Avon, $7.99, ISBN 978-0-06-238902-2
Historical Romance, 2017
Reading Breathless, I wonder whether the author and the romance genre are drifting apart. The hero and the heroine spend more time interacting with various secondary characters than with one another, and the whole story has an ensemble historical fiction feel to it, rather than a more straightforward romance. Not that I am accusing the author of some kind of sin, of course – the muse goes where it wants to go, and us readers can only follow the direction taken by the author or, if the direction isn’t to our liking, sigh in disappointment and look for another author to follow.
This one is related to Forbidden in that the heroine here, Portia Carmichael, is one of the two sisters taken in by the hero and heroine of that other book. She’s all grown up now. The family is doing well, and she does a good job running one of the finest hotels in Arizona. Her past has given her a deep mistrust of love and men. Sure, her aunt and that woman’s husband are happily married, but Portia doesn’t feel confident that she is going to experience the same happy ending with a man. That is, until the boy from her teenage years, now all grown up, shows up in town looking for a job with her aunt’s husband. Kent Randolph is all hot and charming, and she’d be seeing a lot of that man.

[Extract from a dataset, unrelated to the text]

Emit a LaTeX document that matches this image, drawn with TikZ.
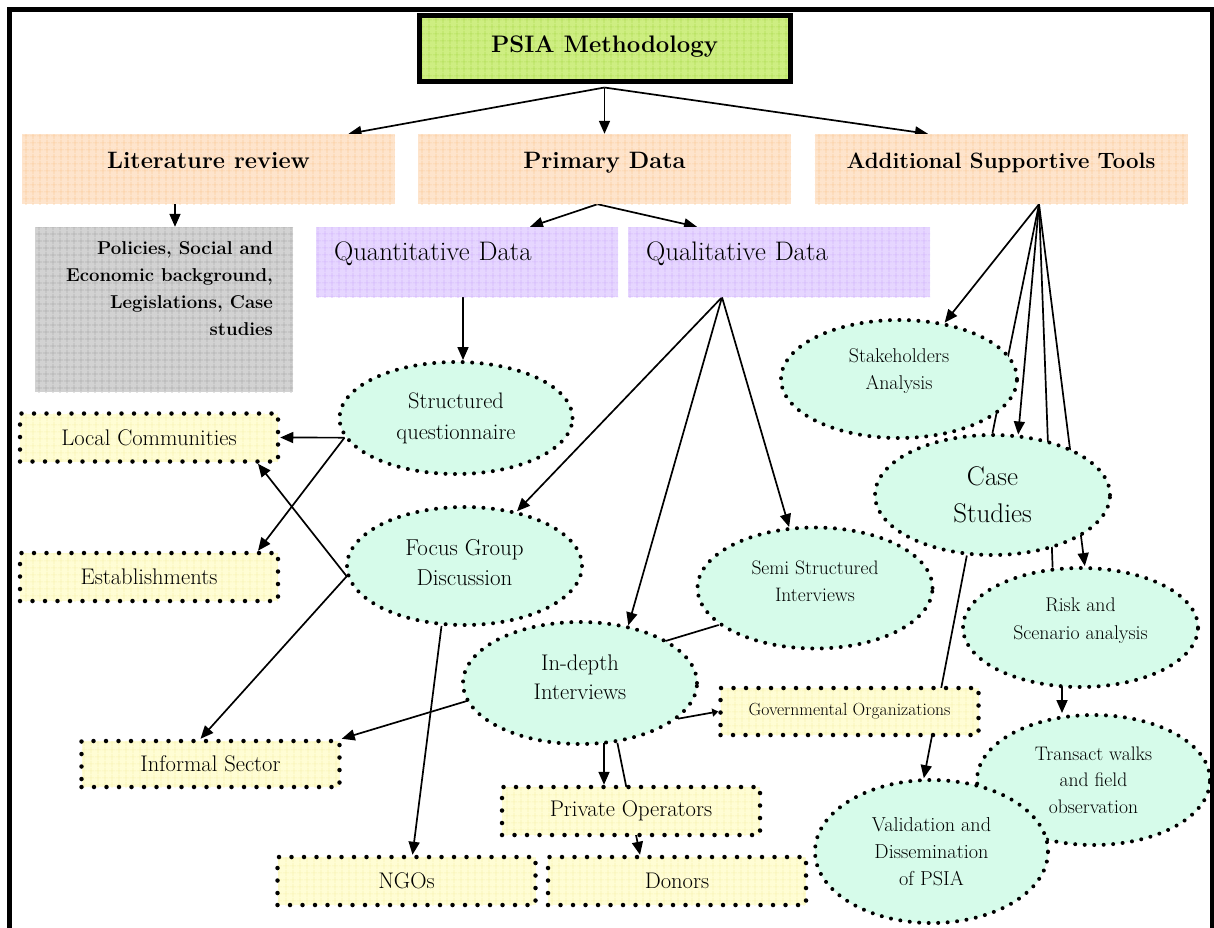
\documentclass[tikz,border=0pt]{standalone}
\usepackage{fontspec}
\usetikzlibrary{arrows.meta,shapes.geometric,patterns.meta,backgrounds,calc}

\definecolor{titlefill}{RGB}{206,238,130}
\definecolor{titlegrid}{RGB}{178,222,88}
\definecolor{orfill}{RGB}{254,228,204}
\definecolor{orgrid}{RGB}{251,206,160}
\definecolor{pufill}{RGB}{230,214,255}
\definecolor{pugrid}{RGB}{212,184,252}
\definecolor{grfill}{RGB}{210,210,210}
\definecolor{grgrid}{RGB}{178,178,178}
\definecolor{yefill}{RGB}{255,253,212}
\definecolor{yegrid}{RGB}{248,243,180}
\definecolor{mint}{RGB}{214,251,234}

% extra depth on the last line lifts a centred block of text
\newcommand{\tlift}[1]{\rule[-#1]{0pt}{#1}}

\begin{document}
\begin{tikzpicture}[x=1pt,y=-1pt,
  textured/.style 2 args={preaction={fill=#1},
    pattern={Hatch[angle=0,distance=6.5pt,line width=0.6pt]},pattern color=#2},
  titlebox/.style={textured={titlefill}{titlegrid}, draw, line width=5pt,
    minimum width=371pt, inner xsep=0pt, inner ysep=0pt,
    text height=37pt, text depth=29pt,
    font=\bfseries\fontsize{23.9}{28}\selectfont},
  headbox/.style={textured={orfill}{orgrid}, minimum width=373pt,
    inner xsep=0pt, inner ysep=0pt, text height=34pt, text depth=36pt,
    font=\bfseries\fontsize{23.7}{28}\selectfont},
  databox/.style={textured={pufill}{pugrid}, text width=266pt, align=left,
    inner xsep=18pt, inner ysep=0pt, text height=33pt, text depth=37pt,
    font=\fontsize{26.8}{30}\selectfont},
  actor/.style={textured={yefill}{yegrid}, draw, line width=4.5pt,
    line cap=round, dash pattern=on 0pt off 12.5pt,
    minimum width=258pt, minimum height=48pt, inner sep=0pt,
    font=\fontsize{22.6}{26}\selectfont},
  tool/.style={ellipse, fill=mint, draw, line width=4pt, line cap=round,
    dash pattern=on 0pt off 9.5pt, inner sep=0pt, align=center},
  arr/.style={-{Triangle[length=13pt,width=11pt]}, line width=1.7pt},
  ln/.style={line width=1.7pt}
]
\useasboundingbox (0,0) rectangle (1214,927);

% ---- top level ----
\node[titlebox] (title) at (604.5,48) {PSIA Methodology};
\node[headbox] (lr) at (208.5,169) {Literature review};
\node[headbox] (pd) at (604.5,169) {Primary Data};
\node[headbox, font=\bfseries\fontsize{22.2}{26}\selectfont] (ast) at (1001,169) {Additional Supportive Tools};

% ---- literature review contents ----
\node[textured={grfill}{grgrid}, minimum width=258pt, minimum height=165pt, inner sep=0pt] (bg) at (164,309.5) {};
\node[anchor=north east, align=right, inner sep=0pt,
      font=\bfseries\fontsize{18.6}{27}\selectfont] (bgtext)
      at ([xshift=-20pt,yshift=-15pt]bg.north east)
      {Policies, Social and\\Economic background,\\Legislations, Case\\studies};

% ---- primary data ----
\node[databox] (quant) at (467,262) {Quantitative Data};
\node[databox] (qual) at (779,262) {Qualitative Data};

\node[tool, minimum width=233pt, minimum height=112pt, font=\fontsize{22.4}{31}\selectfont] (sq) at (456,418) {Structured\\questionnaire};
\node[tool, minimum width=235pt, minimum height=118pt, font=\fontsize{23}{30}\selectfont] (fgd) at (464.5,566) {Focus Group\\Discussion\tlift{8pt}};
\node[tool, minimum width=234pt, minimum height=122pt, font=\fontsize{22.6}{29}\selectfont] (id) at (580,683) {In-depth\\Interviews\tlift{11pt}};
\node[tool, minimum width=235pt, minimum height=121pt, font=\fontsize{19.5}{27}\selectfont] (ssi) at (815,588) {Semi Structured\\Interviews\tlift{13pt}};

% ---- stakeholder groups ----
\node[actor] (lc) at (149,437.5) {Local Communities};
\node[actor] (est) at (149,577) {Establishments};
\node[actor, minimum height=46pt] (inf) at (210.5,764) {Informal Sector};
\node[actor, minimum height=47pt, font=\fontsize{17.6}{20}\selectfont] (gov) at (849.5,711.5) {Governmental Organizations};
\node[actor] (po) at (631,811) {Private Operators};
\node[actor] (ngo) at (406.5,881) {NGOs};
\node[actor] (don) at (677,881) {Donors};

% ---- supportive tools ----
\node[tool, minimum width=236pt, minimum height=118pt, font=\fontsize{19.9}{27}\selectfont] (sa) at (899,379) {Stakeholders\\Analysis\tlift{20pt}};
\node[tool, minimum width=235pt, minimum height=120pt, font=\fontsize{27}{37}\selectfont] (cs) at (992.5,495) {Case\\Studies};
\node[tool, minimum width=235pt, minimum height=119pt, font=\fontsize{19.8}{28}\selectfont] (rsa) at (1080.5,627.5) {Risk and\\Scenario analysis\tlift{18pt}};
\node[tool, minimum width=233pt, minimum height=130pt, font=\fontsize{19.6}{26.5}\selectfont] (tw) at (1093.5,780) {Transact walks\\and field\\observation};
\node[tool, minimum width=233pt, minimum height=143pt, font=\fontsize{20.2}{27}\selectfont] (vd) at (931.5,851.5) {Validation and\\Dissemination\\of PSIA};

% ---- connectors, kept under the shapes ----
\coordinate (titlefoot) at ([yshift=-4pt]title.south);
\coordinate (pdfoot) at ([xshift=-7pt]pd.south);
\coordinate (astfoot) at ([xshift=38pt]ast.south);
\coordinate (qualfoot) at ([xshift=-57pt]qual.south);
\coordinate (lrout) at ([xshift=-33.5pt]lr.south);
\coordinate (quantout) at ([xshift=-4pt]quant.south);
\coordinate (poin) at ([xshift=-27pt]po.north);
\coordinate (rsaout) at ([xshift=-18.5pt]rsa.center);

\begin{pgfonlayer}{background}
\draw[arr] (titlefoot) -- ([xshift=140pt]lr.north);
\draw[arr] (titlefoot) -- (pd.north);
\draw[arr] (titlefoot) -- ([xshift=-73pt]ast.north);
\draw[arr] (lrout) -- (lrout |- bg.north);
\draw[arr] (pdfoot) -- ([xshift=63pt]quant.north);
\draw[arr] (pdfoot) -- ([xshift=-82pt]qual.north);
\draw[arr] (quantout) -- (quantout |- sq.north);
\draw[arr] (qualfoot) -- (fgd);
\draw[arr] (qualfoot) -- (id.50);
\draw[arr] (qualfoot) -- (ssi.113);
\draw[arr] (sq.190) -- (lc.east);
\draw[arr] (sq.190) -- ([xshift=109pt]est.north);
\draw[arr] (fgd.185) -- ([xshift=109pt]lc.south);
\draw[arr] (fgd.185) -- ([xshift=-10pt]inf.north);
\draw[arr] (fgd.249) -- ([xshift=6pt]ngo.north);
\draw[arr] (ssi.201) -- (inf.north east);
\draw[-{Triangle[length=6pt,width=8pt]}, line width=1.7pt] (id.340) -- (gov.west);
\draw[arr] (poin |- id.center) -- (poin);
\draw[arr] (id.302) -- ([xshift=-37pt]don.north);
\draw[arr] (astfoot) -- (sa.51);
\draw[ln]  (astfoot) -- (cs.north);
\draw[arr] (astfoot) -- (cs.67);
\draw[ln]  (astfoot) -- (rsa.115);
\draw[arr] (astfoot) -- (rsa.86);
\draw[arr] (cs.247) -- (vd.96);
\draw[arr] (rsaout) -- (rsaout |- tw.north);
\end{pgfonlayer}

% ---- page frame ----
\draw[line width=5pt] (9.5,940) -- (9.5,9.5) -- (1212,9.5) -- (1212,940);
\end{tikzpicture}
\end{document}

That’s basically it for the romance. The romance doesn’t power the story – the author instead creates plots and drama that see Portia and especially Kent interacting with various other people, often far more than the heroine. In fact, I’d argue that this is more of Kent’s story, and the story wouldn’t be missing much if we remove the romance altogether. Removing the romance may actually improve the story, now that I think of it.
For example, the presence of the romance sees the author creating a very lazy foil for Kent – an educated man who is portrayed as a snob. The author uses all the tired old clichés that have the unfortunate implication of portraying higher education as a negative – the unsuitable guy isn’t just a pompous ass, Portia describes how the man has not done hard labor and how the man’s higher education somehow turned him into a snob. This is another unfortunate story where “street smart” is held at a higher standard than school education, something that always makes me cringe inside because I personally believe that higher education is a good thing if one can get it, as it opens more doors to improve one’s life down the road. Besides, knowledge can never harm anyone. The sad thing here is that I personally believe that the author never intends for this implication. In past book, she had written stories that advocated the benefits of educations – most of her heroines are highly educated and are better for it – so this particular case is the result of the use of carelessly written stereotypical characters.
Portia’s baggage gets old and repetitive fast, another reason why the romance bogs the story down considerably. Not that her issues won’t make for an interesting read, it’s just that the author’s treatment of it feels one-dimensional and too reliant on overused tropes and twists. Kent’s story is far more interesting, as it sees him trying to be a better man and catching up with lost time with those he love, such as his father. Even then, the author’s narrative in this book feels even more wooden and stilted than usual, with way too much telling and repeating of details (the back story of the heroine and his sister gets repeated often enough in the first few chapters, I wonder whether a quiz is coming) – as a result, even his side of the story starts to feel bland after a while.
Breathless is certainly readable and some of the family moments are charming, hence the three oogie score. But in the end, it’s just not particularly interesting or engaging.